§ Task goal: Only the lines from the top of the listing below to the line that has "1.101, 1.149, 1.196];" should be echoed, with both ends kept and pictures left out.

§ Data block:
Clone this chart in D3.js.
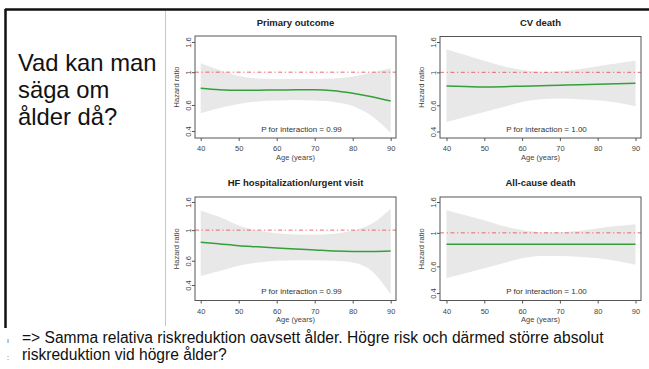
<!DOCTYPE html>
<html>
<head>
<meta charset="utf-8">
<script src="https://cdn.jsdelivr.net/npm/d3@7"></script>
<style>
  html, body { margin: 0; padding: 0; background: #fff; }
  svg { display: block; font-family: "Liberation Sans", Arial, sans-serif; }
</style>
</head>
<body>
<script>
const ages = [40, 45, 50, 55, 60, 65, 70, 75, 80, 85, 90];
const xTicks = [40, 50, 60, 70, 80, 90];
const yTicks = [0.4, 0.6, 1, 1.6];

// hazard ratio + confidence band per outcome
const primaryHR = [0.778, 0.760, 0.754, 0.755, 0.758, 0.760, 0.761, 0.750, 0.720, 0.683, 0.639];
const primaryLo = [0.527, 0.572, 0.609, 0.634, 0.643, 0.649, 0.643, 0.629, 0.590, 0.505, 0.388];
const primaryHi = [1.149, 1.035, 0.943, 0.907, 0.900, 0.900, 0.900, 0.907, 0.935, 0.990, 1.063];

const cvHR = [0.810, 0.804, 0.798, 0.801, 0.807, 0.813, 0.819, 0.825, 0.832, 0.838, 0.845];
const cvLo = [0.463, 0.500, 0.541, 0.584, 0.632, 0.659, 0.666, 0.659, 0.649, 0.626, 0.591];
const cvHi = [1.429, 1.307, 1.196, 1.101, 1.035, 1.008, 1.019, 1.051, 1.101, 1.149, 1.196];

const hfHR = [0.816, 0.794, 0.772, 0.757, 0.742, 0.730, 0.718, 0.706, 0.701, 0.701, 0.706];
const hfLo = [0.465, 0.506, 0.551, 0.582, 0.599, 0.606, 0.606, 0.599, 0.582, 0.506, 0.342];
const hfHi = [1.391, 1.243, 1.081, 0.993, 0.949, 0.929, 0.924, 0.940, 0.993, 1.112, 1.432];

const allHR = [0.840, 0.840, 0.840, 0.840, 0.840, 0.840, 0.840, 0.840, 0.840, 0.840, 0.840];
const allLo = [0.502, 0.541, 0.584, 0.630, 0.679, 0.703, 0.703, 0.696, 0.679, 0.652, 0.614];
const allHi = [1.411, 1.308, 1.213, 1.108, 1.043, 1.011, 1.011, 1.032, 1.070, 1.108, 1.142];

const titles = ["Primary outcome", "CV death", "HF hospitalization/urgent visit", "All-cause death"];
const pValues = ["0.99", "1.00", "0.99", "1.00"];

const W = 649, H = 369;
const svg = d3.select("body").append("svg").attr("width", W).attr("height", H);

// slide frame
svg.append("line").attr("x1", 5).attr("x2", W).attr("y1", 9.5).attr("y2", 9.5)
  .attr("stroke", "#111").attr("stroke-width", 2.5);
svg.append("line").attr("x1", 5.5).attr("x2", 5.5).attr("y1", 9).attr("y2", 328)
  .attr("stroke", "#111").attr("stroke-width", 2.5);
// pasted figure edge
svg.append("line").attr("x1", 165.5).attr("x2", 165.5).attr("y1", 11).attr("y2", 326)
  .attr("stroke", "#c8c8c8").attr("stroke-width", 1);

// left heading
const head = svg.append("text").attr("font-size", 23.8).attr("fill", "#111");
["Vad kan man", "säga om", "ålder då?"].forEach((t, i) => {
  head.append("tspan").attr("x", 18).attr("y", 71 + i * 27.2).text(t);
});

// bottom remark
const remark = svg.append("text").attr("font-size", 15.6).attr("fill", "#111");
remark.append("tspan").attr("x", 22).attr("y", 342.5)
  .text("=> Samma relativa riskreduktion oavsett ålder. Högre risk och därmed större absolut");
remark.append("tspan").attr("x", 22).attr("y", 360).text("riskreduktion vid högre ålder?");
svg.append("text").attr("x", 7).attr("y", 343).attr("font-size", 7).attr("fill", "#444").text("ı");
svg.append("text").attr("x", 7).attr("y", 360).attr("font-size", 7).attr("fill", "#444").text(":");

// panel layout
const panels = [
  { box: [195, 396, 36, 138], xr: [200.7, 390.7], yr: [131, 42], ty: 23, hr: primaryHR, lo: primaryLo, hi: primaryHi },
  { box: [440, 641, 36.5, 138], xr: [446.5, 635.5], yr: [131.5, 42], ty: 23, hr: cvHR, lo: cvLo, hi: cvHi },
  { box: [195, 396, 197, 300.5], xr: [200.7, 390.7], yr: [285, 202], ty: 183, hr: hfHR, lo: hfLo, hi: hfHi },
  { box: [440, 641, 197, 300.5], xr: [446.5, 635.5], yr: [293, 202], ty: 183, hr: allHR, lo: allLo, hi: allHi }
];

panels.forEach((p, i) => {
  const [bx0, bx1, by0, by1] = p.box;
  const x = d3.scaleLinear().domain([40, 90]).range(p.xr);
  const y = d3.scaleLog().domain([0.4, 1.6]).range(p.yr);
  const g = svg.append("g");
  const cx = (bx0 + bx1) / 2;

  g.append("text").attr("x", cx).attr("y", p.ty + 3.3).attr("text-anchor", "middle")
    .attr("font-size", 9.5).attr("font-weight", "bold").attr("fill", "#222").text(titles[i]);

  const rows = ages.map((a, k) => ({ a, hr: p.hr[k], lo: p.lo[k], hi: p.hi[k] }));

  g.append("path").datum(rows)
    .attr("fill", "#e8e8e8")
    .attr("d", d3.area().curve(d3.curveMonotoneX)
      .x(d => x(d.a)).y0(d => y(d.lo)).y1(d => y(d.hi)));

  g.append("line").attr("x1", bx0).attr("x2", bx1).attr("y1", y(1)).attr("y2", y(1))
    .attr("stroke", "#e8505a").attr("stroke-width", 1).attr("stroke-opacity", 0.85)
    .attr("stroke-dasharray", "4,2.6,1.2,2.6");

  g.append("path").datum(rows)
    .attr("fill", "none").attr("stroke", "#34a03a").attr("stroke-width", 1.5)
    .attr("d", d3.line().curve(d3.curveMonotoneX).x(d => x(d.a)).y(d => y(d.hr)));

  g.append("rect").attr("x", bx0).attr("y", by0).attr("width", bx1 - bx0).attr("height", by1 - by0)
    .attr("fill", "none").attr("stroke", "#555").attr("stroke-width", 1);

  // x axis
  const xa = g.append("g").attr("transform", `translate(0,${by1})`)
    .call(d3.axisBottom(x).tickValues(xTicks).tickSize(3).tickPadding(5).tickFormat(d3.format("d")));
  xa.select(".domain").remove();
  xa.selectAll("line").attr("stroke", "#555");
  xa.selectAll("text").attr("font-size", 7.5).attr("fill", "#444").attr("font-family", "Liberation Sans, Arial, sans-serif");

  g.append("text").attr("x", cx).attr("y", by1 + 21.5).attr("text-anchor", "middle")
    .attr("font-size", 7.5).attr("fill", "#444").text("Age (years)");

  // y axis
  const ya = g.append("g").attr("transform", `translate(${bx0},0)`)
    .call(d3.axisLeft(y).tickValues(yTicks).tickSize(3).tickFormat(d => String(d)));
  ya.select(".domain").remove();
  ya.selectAll("line").attr("stroke", "#555");
  ya.selectAll("text")
    .attr("x", null).attr("dy", null)
    .attr("text-anchor", "middle")
    .attr("transform", "translate(-4.5,0) rotate(-90)")
    .attr("font-size", 7.5).attr("fill", "#444").attr("font-family", "Liberation Sans, Arial, sans-serif");

  g.append("text").attr("transform", `translate(${bx0 - 16.5},${(by0 + by1) / 2}) rotate(-90)`)
    .attr("text-anchor", "middle").attr("font-size", 7.5).attr("fill", "#444").text("Hazard ratio");

  g.append("text").attr("x", cx + 6).attr("y", by1 - 6.5).attr("text-anchor", "middle")
    .attr("font-size", 8).attr("fill", "#333").text("P for interaction = " + pValues[i]);
});
</script>
</body>
</html>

§ Exercise solution:
Clone this chart in D3.js.
<!DOCTYPE html>
<html>
<head>
<meta charset="utf-8">
<script src="https://cdn.jsdelivr.net/npm/d3@7"></script>
<style>
  html, body { margin: 0; padding: 0; background: #fff; }
  svg { display: block; font-family: "Liberation Sans", Arial, sans-serif; }
</style>
</head>
<body>
<script>
const ages = [40, 45, 50, 55, 60, 65, 70, 75, 80, 85, 90];
const xTicks = [40, 50, 60, 70, 80, 90];
const yTicks = [0.4, 0.6, 1, 1.6];

// hazard ratio + confidence band per outcome
const primaryHR = [0.778, 0.760, 0.754, 0.755, 0.758, 0.760, 0.761, 0.750, 0.720, 0.683, 0.639];
const primaryLo = [0.527, 0.572, 0.609, 0.634, 0.643, 0.649, 0.643, 0.629, 0.590, 0.505, 0.388];
const primaryHi = [1.149, 1.035, 0.943, 0.907, 0.900, 0.900, 0.900, 0.907, 0.935, 0.990, 1.063];

const cvHR = [0.810, 0.804, 0.798, 0.801, 0.807, 0.813, 0.819, 0.825, 0.832, 0.838, 0.845];
const cvLo = [0.463, 0.500, 0.541, 0.584, 0.632, 0.659, 0.666, 0.659, 0.649, 0.626, 0.591];
const cvHi = [1.429, 1.307, 1.196, 1.101, 1.035, 1.008, 1.019, 1.051, 1.101, 1.149, 1.196];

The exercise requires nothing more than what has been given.